Ms Perry replies – Reading between the lines, I wonder if there isn’t a whole lot of loss here to process. We think about mourning when we lose someone close to us: when we lose a parent or a friend everyone around us expects us to be sad or angry or confused, in denial or simply deadened for a while – wherever the journey of mourning takes us – and even if it is a hard journey, we know that unless we allow ourselves to mourn, we won’t recover our equilibrium. Elisabeth Kübler-Ross has usefully charted this complex journey, and her thinking is instructive. Above all, we learn from her that the only way beyond loss is through it. When you want to be a parent and, for whatever reason, you can’t be, this is a loss and like all losses needs to be mourned.

This point is made frequently in my all things adoption group. The need to mourn infertility, rather than papering over it with adopted children.

The advice columnist goes on to note – It’s much harder, isn’t it, when the loss we experience is situational rather than personal? Often nobody notices or names it, and there is no expectation that we may have work to do. Instead of finding loving support for the process of grieving, we can lock ourselves in a silent, agonizing world in which we feel increasingly isolated.

Whether it is choice or circumstance that has led to you not having a child, you’re clearly sensing that as a loss, and I wonder whether now that those who are close to you seem to be abounding in new children, it is easier to cut off, or feel jealous, or over-rationalise, rather than having your feelings. Gaps are tough – and they’re real, at least to us. Reality is often disappointing.

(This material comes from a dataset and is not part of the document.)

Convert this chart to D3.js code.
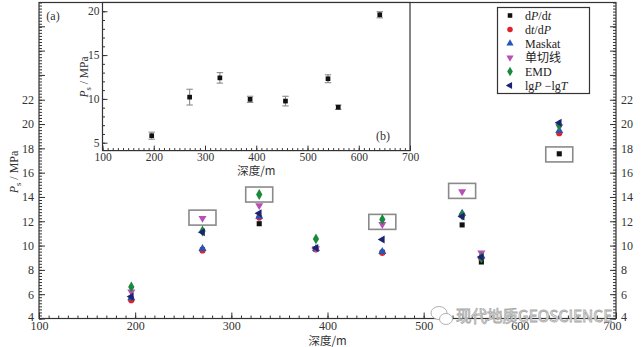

You do not say why your brother isn’t speaking to you. Echoes of some long-distant childhood rivalry playing out, maybe? Or has something happened to create awkwardness. You’ll know – but I’m wondering what part you not engaging with your sadness and loss may be contributing to this awkwardness? After all, when the task of processing loss doesn’t happen in us, we find other ways of dealing with our feelings: projecting disappointment and envy on to others, rather than owning it ourselves. This makes us unhappy and creates avoidable friction with others. And, no, I don’t think you are a terrible person – just a person in pain with nowhere to place it.

Then there’s what you describe as your own loving relationship. You don’t say how long you’ve been together, nor whether there was a chance to consider having a child, but what is now encroaching is this sense of a gap. What, I wonder, would happen if you were to name it – not in terms of any “right” to have had a child, nor in terms of “blame” that the two of you aren’t having one, but simply in terms of the sense of loss and sadness it is creating in you? It’s not that he has to fix it by having a child with you, but not speaking about it may stop you keeping your relationship as “loving” as it can be. If you are not being heard and understood by him it may deny you the support you need to move forward – speaking simply about it may open up whole new ways of being fulfilled together. We might feel that if we own the disappointment and name the gaps, our feelings will become more intense and unmanageable, but more often the opposite is true. To talk about your loss will begin to process those feelings and will be, I think, the first steps to healing all of this. I don’t want you to carry that “chasm of sadness” on your own. But even in the most loving of partnerships we cannot be everything we need for each other and if your partner is more of a problem-solver – no one wants to hear the “well-you-should…” in response to their pain – you may try for extra listening and understanding from a therapist.

When you can own, then contain, your sadness I am hoping you will be able to relate to these new nephews and nieces in your life, not as reminders of what you are missing out on, but as new people to have rewarding, lifelong relationships with.